The fivesome’s absences are understandable. In addition to chatting with Jennifer Hudson and getting serenaded by Usher, Wilson might be dealing with an arm/wrist injury. Gray remains hobbled by the foot injury she suffered in Game 3 of the WNBA Finals. Injury concerns also explain Loyd’s absence; at the Storm’s exit interviews, she indicated she had been managing several injuries throughout the 2023 season. Stewart is in mom mode, having just welcomed her son, Theo, to the world. Thomas is hooping halfway around the world, putting up triple-doubles for the Shanxi Xing Flame in the Women’s Chinese Basketball Association.
It’d be shocking if, barring health, those five were not on the 2024 Olympic team. Griner also seems like a surefire selection. Taurasi’s case is more complicated, as the health issues that come with her advanced basketball age raise legitimate questions about her availability and reliability. And while USA Basketball has burned bridges with program stalwarts in the past, Taurasi appears to have attained immunity from such internal politics, making it hard to imagine Reeve and Briana Weiss, who succeeded Carol Callan as Women’s National Team Director last fall, telling Taurasi to stay home.
Who will earn their passport to Paris?
If the above assumptions are correct, that’s seven players, leaving only five available spots on the final 12-player Olympic roster. When Team USA takes the court in Knoxville and Durham, the most pressing competition will not be with the Lady Vols or Blue Devils but within the roster, as players with All-Star games, All-WNBA honors and gold medals to their names will be looking to secure their passport to Paris.
Guards and wings who can offer a mix of ball handling, perimeter defense and 3-point shooting are the primary needs for this theoretical roster. Kahleah Copper, Jackie Young, Ariel Atkins Betnijah Laney and Allisha Gray stand out as solid fits. While Copper’s speed adds a valuable dimension, Young, Atkins, Laney and Gray are well practiced at moving between complementary and featured roles.

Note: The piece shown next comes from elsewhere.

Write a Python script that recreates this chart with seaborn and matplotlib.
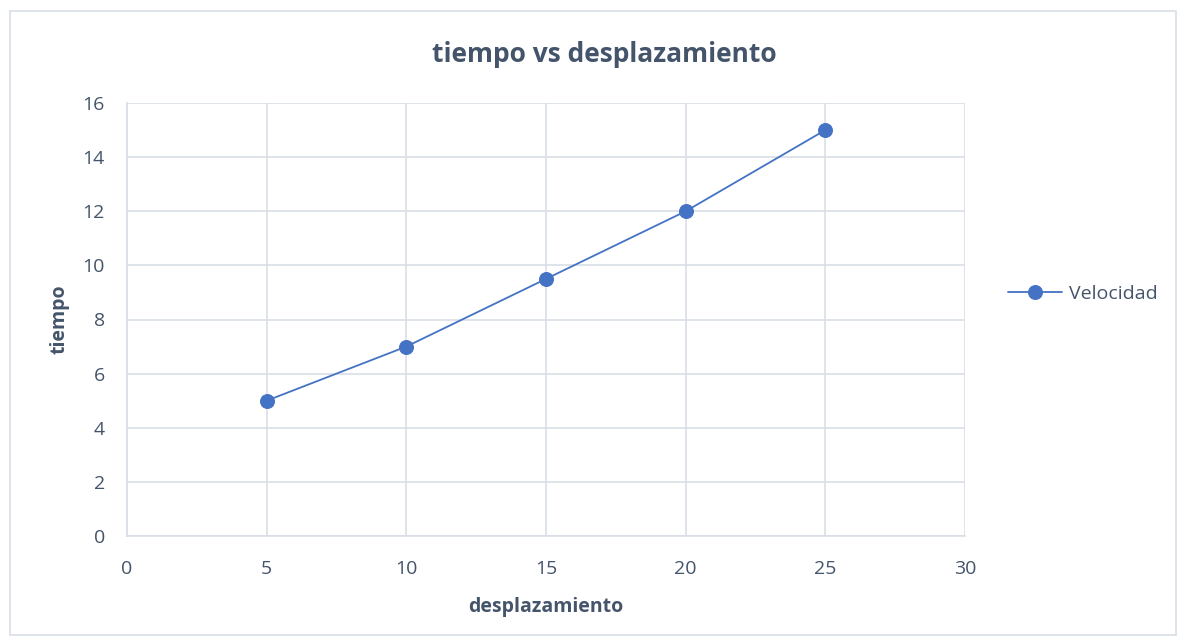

It also will be interesting to see the possible battle between Sabrina Ionescu, Kelsey Plum and Arike Ogunbowale for a spot, as the final roster might not have room for more than one non-Taurasi scoring guard who plays sometimes spotty defense. USA Basketball usually includes at least one future-focused player on an Olympic roster. For 2024, that honor seems destined for Aliyah Boston, who very well could establish herself as a present-focused player.
Looking ahead to further preparations in 2024
In early February, Team USA will compete in the FIBA Olympic Qualifying Tournament, with the roster for that competition likely providing clarifying clues about the composition of the final Olympic roster. After that, USA Basketball will hold a training camp during the Final Four, providing players with another opportunity to earn their Olympic berth.
Some other noteworthy players with USA Basketball experience also could make their case for the summer of 2024 at that time, such as 2021 Olympians Napheesa Collier of the Minnesota Lynx and Skylar Diggins-Smith of (for now) the Phoenix Mercury or 2016 Olympian and 2018 World Cup winner Elena Delle Donne of the Washington Mystics.